Youth Saved The Killer

"Sophie, Sophie, don't die," Franz Ferdinand begged his wife after he was shot (per History). "Stay alive for our children." His pleas were nothing against the fatal stomach wound Sophia took in the attack; their children would be orphaned. Yet the youth of assassin Gavrilo Princip saved his own life.

Taken into custody, Princip made no attempt to deny his guilt but insisted that he had only meant to shoot Ferdinand, not Sophia. Though his crime was not only murder but also the assassination of the heir apparent, Austrian law did not allow for the death penalty to be sentenced to anyone under the age of 20. Princip was just three weeks shy of his 20th birthday, so was instead given 20 years in prison. According to Britannica, it was the maximum sentence allowed for his age.

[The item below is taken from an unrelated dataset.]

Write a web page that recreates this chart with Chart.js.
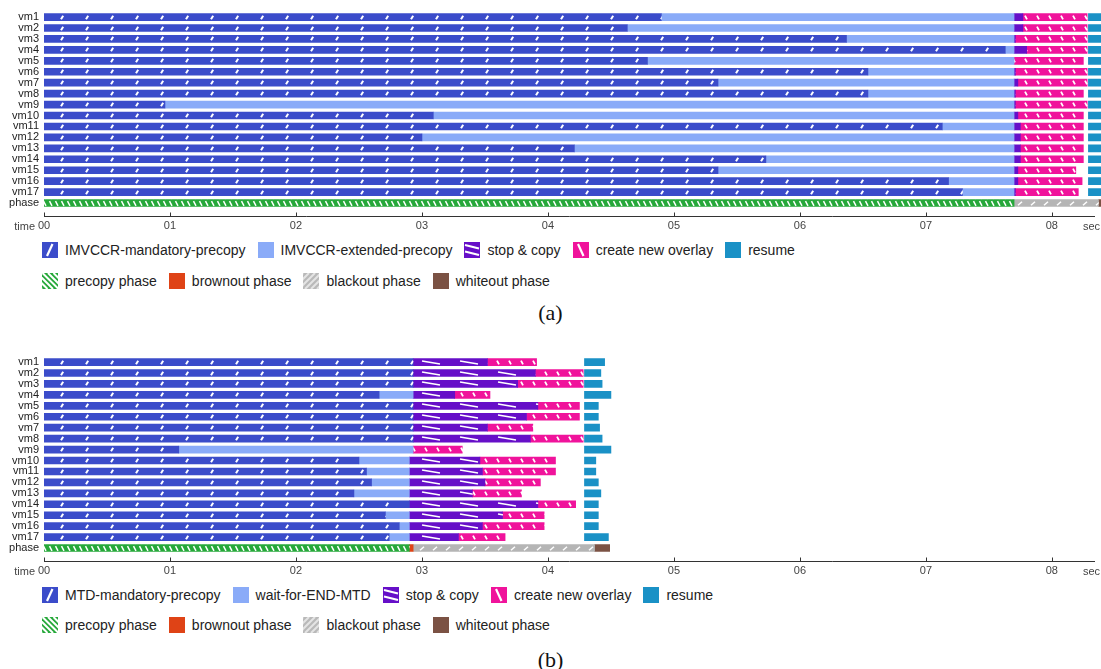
<!DOCTYPE html>
<html>
<head>
<meta charset="utf-8">
<script src="https://cdn.jsdelivr.net/npm/chart.js@4.4.1/dist/chart.umd.min.js"></script>
<style>
  body { margin: 0; background: #fff; width: 1101px; height: 669px; position: relative; overflow: hidden;
         font-family: "Liberation Sans", Arial, sans-serif; }
  canvas.chart { position: absolute; left: 0; }
  .legend { position: absolute; left: 42px; height: 16px; display: flex; align-items: center; font-size: 14px; color: #222; white-space: nowrap; }
  .item { display: flex; align-items: center; margin-right: 12px; }
  .item canvas { margin-right: 7px; }
  .cap { position: absolute; left: 0; width: 1101px; text-align: center; font-family: "Liberation Serif", serif; font-size: 22px; line-height: 26px; color: #111; }
</style>
</head>
<body>
<canvas id="chartA" class="chart" width="1101" height="236" style="top:0"></canvas>
<div class="legend" id="legA1" style="top:242px"></div>
<div class="legend" id="legA2" style="top:273px"></div>
<div class="cap" style="top:300px">(a)</div>

<canvas id="chartB" class="chart" width="1101" height="236" style="top:345px"></canvas>
<div class="legend" id="legB1" style="top:587px"></div>
<div class="legend" id="legB2" style="top:617px"></div>
<div class="cap" style="top:647px">(b)</div>

<script>
const ROWS = ["vm1", "vm2", "vm3", "vm4", "vm5", "vm6", "vm7", "vm8", "vm9", "vm10",
              "vm11", "vm12", "vm13", "vm14", "vm15", "vm16", "vm17", "phase"];
const TICK_LABELS = ["00", "01", "02", "03", "04", "05", "06", "07", "08"];
const X_MAX = 8.39;

// (a) IMVCCR, seconds
const aMandatoryEnd = [4.90, 4.63, 6.37, 7.63, 4.79, 6.54, 5.35, 6.54, 0.96, 3.09, 7.13, 3.00, 4.21, 5.73, 5.35, 7.18, 7.29];
const aStopStart   = [7.70, 7.70, 7.70, 7.70, 7.70, 7.70, 7.70, 7.70, 7.70, 7.70, 7.70, 7.70, 7.70, 7.70, 7.70, 7.70, 7.70];
const aStopEnd     = [7.77, 7.77, 7.71, 7.80, 7.70, 7.71, 7.73, 7.71, 7.71, 7.73, 7.75, 7.75, 7.75, 7.75, 7.73, 7.73, 7.71];
const aOverlayEnd  = [8.28, 8.28, 8.28, 8.28, 8.25, 8.28, 8.28, 8.25, 8.28, 8.25, 8.25, 8.25, 8.25, 8.25, 8.19, 8.24, 8.21];
const aResumeStart = [8.29, 8.29, 8.29, 8.29, 8.29, 8.29, 8.29, 8.29, 8.29, 8.29, 8.29, 8.29, 8.29, 8.29, 8.29, 8.29, 8.29];
const aResumeEnd   = [8.39, 8.39, 8.39, 8.39, 8.39, 8.39, 8.39, 8.39, 8.39, 8.39, 8.39, 8.39, 8.39, 8.39, 8.39, 8.39, 8.39];
// precopy start, precopy end, brownout end, blackout end, whiteout end
const aPhaseEdges  = [0, 7.70, 7.70, 8.37, 8.39];

// (b) MTD, seconds
const bMandatoryEnd = [2.93, 2.93, 2.93, 2.66, 2.93, 2.93, 2.93, 2.93, 1.07, 2.50, 2.56, 2.60, 2.46, 2.90, 2.71, 2.82, 2.74];
const bStopStart   = [2.93, 2.93, 2.93, 2.93, 2.93, 2.93, 2.93, 2.93, 2.93, 2.90, 2.90, 2.90, 2.90, 2.90, 2.90, 2.90, 2.90];
const bStopEnd     = [3.52, 3.90, 3.76, 3.26, 3.92, 3.83, 3.52, 3.86, 2.93, 3.46, 3.48, 3.50, 3.40, 3.92, 3.64, 3.48, 3.29];
const bOverlayEnd  = [3.91, 4.28, 4.28, 3.54, 4.25, 4.25, 3.88, 4.28, 3.32, 4.06, 4.06, 3.94, 3.79, 4.22, 3.97, 3.97, 3.66];
const bResumeStart = [4.29, 4.29, 4.29, 4.29, 4.29, 4.29, 4.29, 4.29, 4.29, 4.29, 4.29, 4.29, 4.29, 4.29, 4.29, 4.29, 4.29];
const bResumeEnd   = [4.45, 4.42, 4.43, 4.50, 4.40, 4.40, 4.41, 4.43, 4.50, 4.38, 4.38, 4.40, 4.42, 4.40, 4.40, 4.40, 4.48];
const bPhaseEdges  = [0, 2.90, 2.93, 4.37, 4.49];

const COLORS = {
  mandatory: "#3b4cca", extended: "#8aabf8", stop: "#660fc8", overlay: "#f0139b", resume: "#1a91c6",
  precopy: "#26a83a", brownout: "#df4316", blackout: "#b3b3b3", whiteout: "#7b5244"
};
const BAR = 7;

// ---- fill patterns ----
function line(g, x1, y1, x2, y2) { g.beginPath(); g.moveTo(x1, y1); g.lineTo(x2, y2); g.stroke(); }
function tile(w, h, bg, lw, draw) {
  const c = document.createElement("canvas");
  c.width = w; c.height = h;
  const g = c.getContext("2d");
  g.fillStyle = bg; g.fillRect(0, 0, w, h);
  g.strokeStyle = "#fff"; g.lineWidth = lw;
  draw(g);
  return c;
}
const TILES = {
  mandatory: tile(25, BAR, COLORS.mandatory, 2, g => line(g, 11, 5.3, 13.2, 1.7)),
  stop: tile(38, BAR, COLORS.stop, 1.5, g => line(g, 4, 2, 22, 5)),
  overlay: tile(12, BAR, COLORS.overlay, 1.8, g => line(g, 5, 1.6, 7, 5.4)),
  precopy: tile(6, BAR, COLORS.precopy, 1.5, g => line(g, 1.5, 1.2, 4, 5.8)),
  blackout: tile(13, BAR, "#b5b5b5", 1.5, g => line(g, 4, 5.3, 8, 1.7))
};

function fillFor(kind) {
  const color = COLORS[kind];
  if (!TILES[kind]) return color;
  return ctx => {
    const ys = ctx.chart.scales && ctx.chart.scales.y;
    if (ctx.type !== "data" || !ys) return color;
    const p = ctx.chart.ctx.createPattern(TILES[kind], "repeat");
    const top = Math.round(ys.getPixelForValue(ctx.dataIndex) - BAR / 2);
    p.setTransform(new DOMMatrix().translate(0, top));
    return p;
  };
}

// ---- data helpers ----
const span = (s, e) => (e > s ? [s, e] : null);
const vmRows = (starts, ends) => ROWS.map((_, i) => (i < ends.length ? span(starts === 0 ? 0 : starts[i], ends[i]) : null));
const phaseRow = (s, e) => ROWS.map((_, i) => (i === ROWS.length - 1 ? span(s, e) : null));

function bar(label, kind, data) {
  return { label, data, backgroundColor: fillFor(kind), borderWidth: 0, grouped: false, barThickness: BAR, borderSkipped: false };
}

function buildDatasets(names, mEnd, sStart, sEnd, oEnd, rStart, rEnd, ph) {
  return [
    bar(names[0], "mandatory", vmRows(0, mEnd)),
    bar(names[1], "extended", vmRows(mEnd, sStart)),
    bar(names[2], "stop", vmRows(sStart, sEnd)),
    bar(names[3], "overlay", vmRows(sEnd, oEnd)),
    bar(names[4], "resume", vmRows(rStart, rEnd)),
    bar("precopy phase", "precopy", phaseRow(ph[0], ph[1])),
    bar("brownout phase", "brownout", phaseRow(ph[1], ph[2])),
    bar("blackout phase", "blackout", phaseRow(ph[2], ph[3])),
    bar("whiteout phase", "whiteout", phaseRow(ph[3], ph[4]))
  ];
}

// axis drawn below the bars with upward ticks, plus "time" / "sec"
const timeAxis = {
  id: "timeAxis",
  afterDraw(chart) {
    const { ctx, chartArea } = chart;
    const x = chart.scales.x;
    const y0 = Math.round(chartArea.bottom + 7.5) + 0.5;
    ctx.save();
    ctx.strokeStyle = "#333";
    ctx.lineWidth = 1;
    ctx.beginPath();
    ctx.moveTo(x.left, y0);
    ctx.lineTo(x.right - 6, y0);
    x.ticks.forEach(t => {
      const px = Math.round(x.getPixelForValue(t.value)) + 0.5;
      ctx.moveTo(px, y0);
      ctx.lineTo(px, y0 - 4);
    });
    ctx.stroke();
    ctx.fillStyle = "#444";
    ctx.font = '11px "Liberation Sans", Arial, sans-serif';
    ctx.textBaseline = "middle";
    ctx.textAlign = "right";
    ctx.fillText("time", x.left - 9, y0 + 10);
    ctx.textAlign = "left";
    ctx.fillText("sec", 1083, y0 + 10);
    ctx.restore();
  }
};

function makeChart(id, datasets) {
  return new Chart(document.getElementById(id), {
    type: "bar",
    data: { labels: ROWS, datasets },
    options: {
      indexAxis: "y",
      responsive: false,
      animation: false,
      layout: { padding: { top: 9.5, left: 0, right: 0, bottom: 0 } },
      plugins: { legend: { display: false }, tooltip: { enabled: false } },
      scales: {
        x: {
          type: "linear", min: 0, max: X_MAX,
          grid: { display: false, drawTicks: false }, border: { display: false },
          ticks: { stepSize: 1, padding: 11, color: "#444", font: { size: 11, family: '"Liberation Sans", Arial' },
                   callback: v => TICK_LABELS[v] },
          afterFit: s => { s.height = 27.5; }
        },
        y: {
          grid: { display: false, drawTicks: false }, border: { display: false },
          ticks: { padding: 5, color: "#222", autoSkip: false, font: { size: 11, family: '"Liberation Sans", Arial' } },
          afterFit: s => { s.width = 44; }
        }
      }
    },
    plugins: [timeAxis]
  });
}

makeChart("chartA", buildDatasets(
  ["IMVCCR-mandatory-precopy", "IMVCCR-extended-precopy", "stop & copy", "create new overlay", "resume"],
  aMandatoryEnd, aStopStart, aStopEnd, aOverlayEnd, aResumeStart, aResumeEnd, aPhaseEdges));

makeChart("chartB", buildDatasets(
  ["MTD-mandatory-precopy", "wait-for-END-MTD", "stop & copy", "create new overlay", "resume"],
  bMandatoryEnd, bStopStart, bStopEnd, bOverlayEnd, bResumeStart, bResumeEnd, bPhaseEdges));

// ---- legends ----
function icon(kind) {
  const c = document.createElement("canvas");
  c.width = 16; c.height = 16;
  const g = c.getContext("2d");
  g.fillStyle = kind === "blackout" ? "#b9b9b9" : COLORS[kind];
  g.fillRect(0, 0, 16, 16);
  g.strokeStyle = "#fff";
  g.lineWidth = 2.2;
  if (kind === "mandatory") line(g, 5, 14, 10.5, 2);
  if (kind === "overlay") line(g, 5, 2, 10.5, 14);
  if (kind === "stop") { g.lineWidth = 2; line(g, 1, 3, 15, 6.5); line(g, 1, 9.5, 15, 13); }
  if (kind === "precopy") { g.lineWidth = 2; for (let k = -16; k < 20; k += 5.5) line(g, k, 0, k + 16, 16); }
  if (kind === "blackout") { g.strokeStyle = "#e4e4e4"; g.lineWidth = 2; for (let k = -16; k < 20; k += 6) line(g, k, 16, k + 16, 0); }
  return c;
}
function legend(id, items) {
  const el = document.getElementById(id);
  items.forEach(([kind, text]) => {
    const it = document.createElement("div");
    it.className = "item";
    it.appendChild(icon(kind));
    const s = document.createElement("span");
    s.textContent = text;
    it.appendChild(s);
    el.appendChild(it);
  });
}
const PHASE_ITEMS = [["precopy", "precopy phase"], ["brownout", "brownout phase"], ["blackout", "blackout phase"], ["whiteout", "whiteout phase"]];
legend("legA1", [["mandatory", "IMVCCR-mandatory-precopy"], ["extended", "IMVCCR-extended-precopy"], ["stop", "stop & copy"], ["overlay", "create new overlay"], ["resume", "resume"]]);
legend("legA2", PHASE_ITEMS);
legend("legB1", [["mandatory", "MTD-mandatory-precopy"], ["extended", "wait-for-END-MTD"], ["stop", "stop & copy"], ["overlay", "create new overlay"], ["resume", "resume"]]);
legend("legB2", PHASE_ITEMS);
</script>
</body>
</html>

Princip didn't live to carry out his full sentence. Tuberculosis, which he may have already had before his arrest, cost him an arm. While recovering in the prison hospital, he passed away in April 1918. He was only 23 when he died. Princip's crime triggered a war that savaged all of Europe, but according to The Globe and Mail, he never showed signs of regret.

How Involved Was Serbia?

While Gavrilo Princip undeniably took Franz Ferdinand's wife, just how wide the conspiracy against the archduke stretched remains less certain. Princip and his men insisted that the plan was theirs, but they had received support from the Black Hand of neighboring Serbia, per Paul Miller-Melamed in The Washington Post. The Austro-Hungarian government wanted to know if their rival power had been complicit in the assassination (via The Irish Times).

The Black Hand was no secret society. Its leader was also the head of military intelligence for Serbia, Dragutin Dimitrijevic, and it operated in public view. Prime Minister Nikola Pašić's unheeded warning to the Austrian government shows he had at least some knowledge of the plot. When Austria finally issued a response to the murder, it plainly accused Serbia of abetting the actions of groups like the Black Hand.

Miller-Melamed argues for a smaller conspiracy. Dimitrijevic, better known as Apis, was no friend to Pašić. He and the Black Hand attempted a military takeover of the government in 1914 that was only foiled by international efforts. Austria's own intelligence agencies suggested that the Black Hand was a more immediate threat to Serbia itself than the Austro-Hungarian Empire. Apis may not have wanted the assassination to succeed at all, hoping only that the attempt would anger Austria enough to lobby for Pašić's ouster. The risk eventually led Apis to call off the effort — but not in time to stop it.